Se settanta o più cittadini su cento vanno alle urne sotto l’effetto ipnotico della televisione, secondo l’indagine del Censis, non c’è poi da meravigliarsi più di tanto che il voto venga "dopo il tiggì" - come cantava ai suoi tempi Renzo Arbore - né tantomeno che il governo si preoccupi di insediare direttori di sua completa fiducia. Il potere si fonda sul controllo della tv. E quando uno prova ad avvertire nello studio di Porta a porta che il centrodestra governa con il "consenso esplicito" di appena il 35 per cento degli elettori, segnalando una questione fondamentale di rappresentanza e di democrazia che non mette in discussione la legittimità dell’esecutivo in carica, il ringhioso sottosegretario Castelli insorge e brandisce come una clava il suo 10,2 per cento per imporre le ragioni della Lega Nord a quelle del Sud e di tutto il resto del Paese.

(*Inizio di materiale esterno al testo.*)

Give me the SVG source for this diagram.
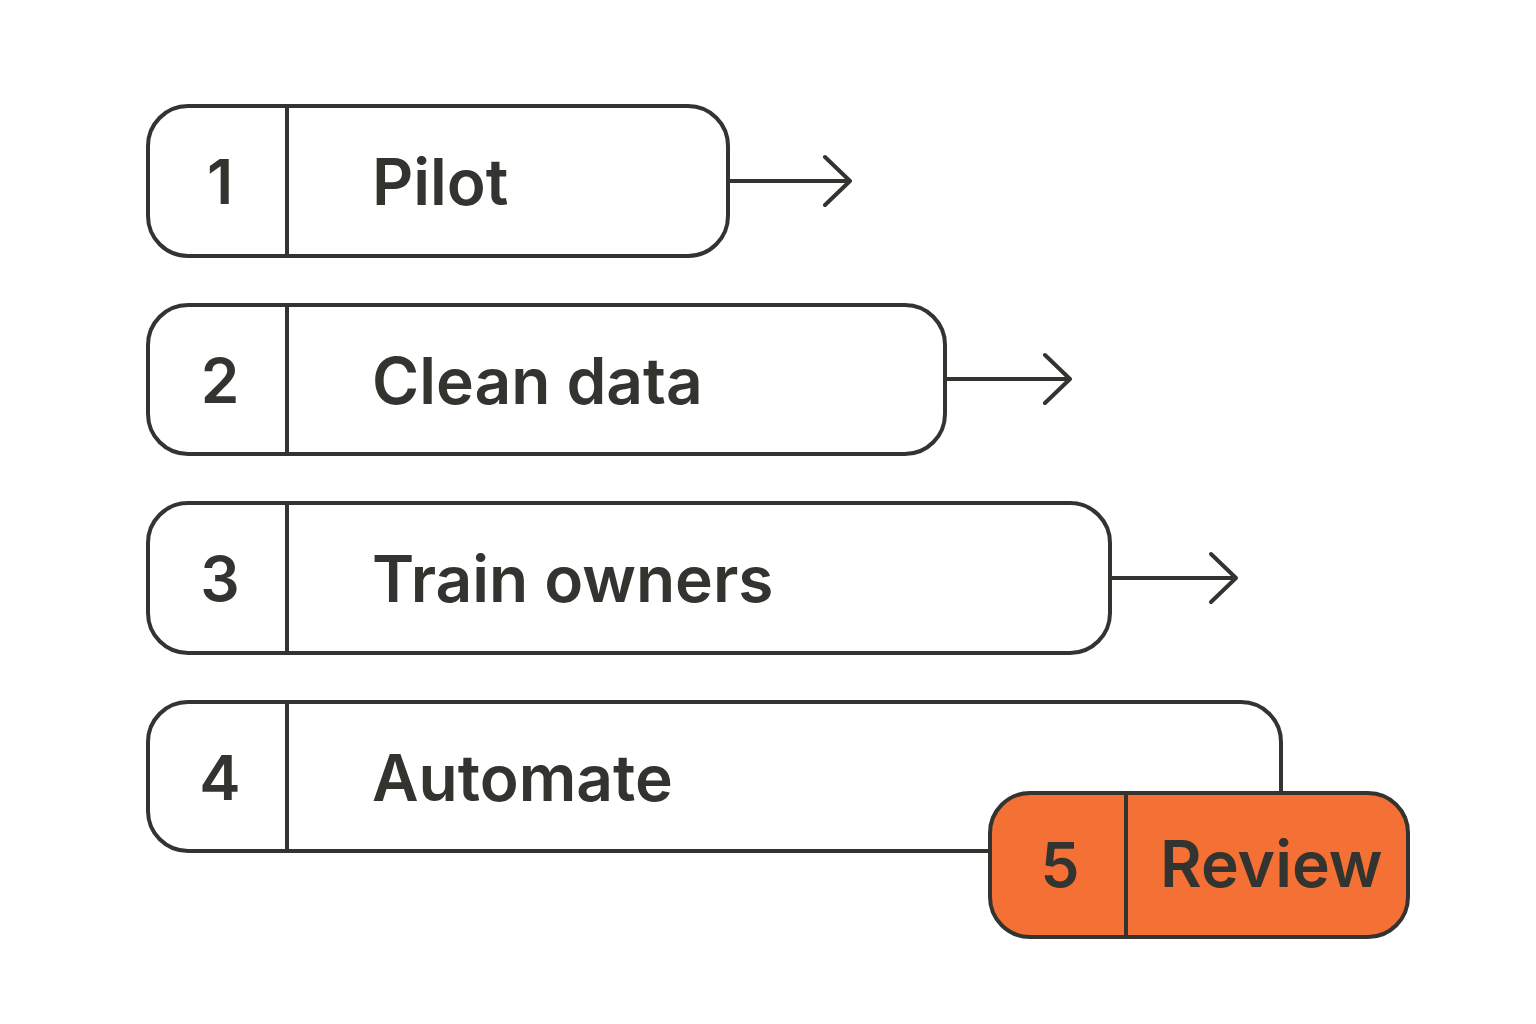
<svg xmlns="http://www.w3.org/2000/svg" width="1536" height="1024" viewBox="0 0 1536 1024">
<style>
.box{fill:#fff;stroke:#33332f;stroke-width:4}
.orange{fill:#f47035;stroke:#33332f;stroke-width:4}
.div{stroke:#33332f;stroke-width:4}
.num{font-family:Inter,"Liberation Sans",sans-serif;font-size:62px;font-weight:600;fill:#33332f;text-anchor:middle}
.lbl{font-family:Inter,"Liberation Sans",sans-serif;font-size:64px;font-weight:600;fill:#33332f}
.arr{fill:none;stroke:#33332f;stroke-width:4;stroke-linecap:round;stroke-linejoin:round}
</style>
<rect width="1536" height="1024" fill="#fff"/>
<g id="node1"><rect class="box" x="148" y="106" width="580" height="150" rx="40"/><line class="div" x1="287" y1="106" x2="287" y2="256"/><text class="num" x="220" y="204">1</text><text class="lbl" x="372" y="205">Pilot</text></g>
<g id="node2"><rect class="box" x="148" y="305" width="797" height="149" rx="40"/><line class="div" x1="287" y1="305" x2="287" y2="454"/><text class="num" x="220" y="403">2</text><text class="lbl" x="372" y="404">Clean data</text></g>
<g id="node3"><rect class="box" x="148" y="503" width="962" height="150" rx="40"/><line class="div" x1="287" y1="503" x2="287" y2="653"/><text class="num" x="220" y="601">3</text><text class="lbl" x="372" y="602">Train owners</text></g>
<g id="node4"><rect class="box" x="148" y="702" width="1133" height="149" rx="40"/><line class="div" x1="287" y1="702" x2="287" y2="851"/><text class="num" x="220" y="800">4</text><text class="lbl" x="372" y="801">Automate</text></g>
<g id="node5"><rect class="orange" x="990" y="793" width="418" height="144" rx="40"/><line class="div" x1="1126" y1="793" x2="1126" y2="937"/><text class="num" x="1060" y="887">5</text><text class="lbl" x="1160" y="887">Review</text></g>
<g id="connectors">
<path class="arr" d="M728 181H850M825 157L850 181L825 205"/>
<path class="arr" d="M945 379H1070M1045 355L1070 379L1045 403"/>
<path class="arr" d="M1110 578H1236M1211 554L1236 578L1211 602"/>
</g>
</svg>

Certo, anche in America il presidente Obama è stato eletto con un 34 per cento di astensioni. Ma, a parte le diverse tradizioni al di qua e al di là dell’Atlantico, il fatto è che nelle nostre ultime politiche, ai 10 milioni 892 mila di astenuti più 1 milione 629 mila di schede bianche o nulle, si sono aggiunti 3 milioni 692 mila voti validi ma "inutili", cioè dispersi, per effetto di quella "porcata" della legge elettorale che porta il nome del leghista Calderoli: un totale di non rappresentati pari a 16 milioni 215 mila persone. E ha ragione il segretario del Pd, Dario Franceschini, a consolarsi oggi per il fatto che il centrodestra esce in minoranza dalle europee, con il 45,3 per cento dei voti contro il 49,5 delle opposizioni più gli "altri" minori, sebbene questo fosse vero già da prima.
Sono sicuri, allora, i signori del governo di poter governare davvero un Paese così complesso, in un momento tanto delicato e difficile, con un "consenso esplicito" che equivale a un terzo della popolazione? E il dissenso implicito, quello di tutti coloro che non votano per il centrodestra, dove lo mettiamo e che cosa ne facciamo? Ma, soprattutto, i leader del centrodestra sono proprio sicuri di avere un tale consenso anche senza l’appoggio determinante della televisione e dei telegiornali? Basterebbe magari risolvere il conflitto d’interessi in capo a Berlusconi e togliere le mani dalla Rai, per avere infine una controprova.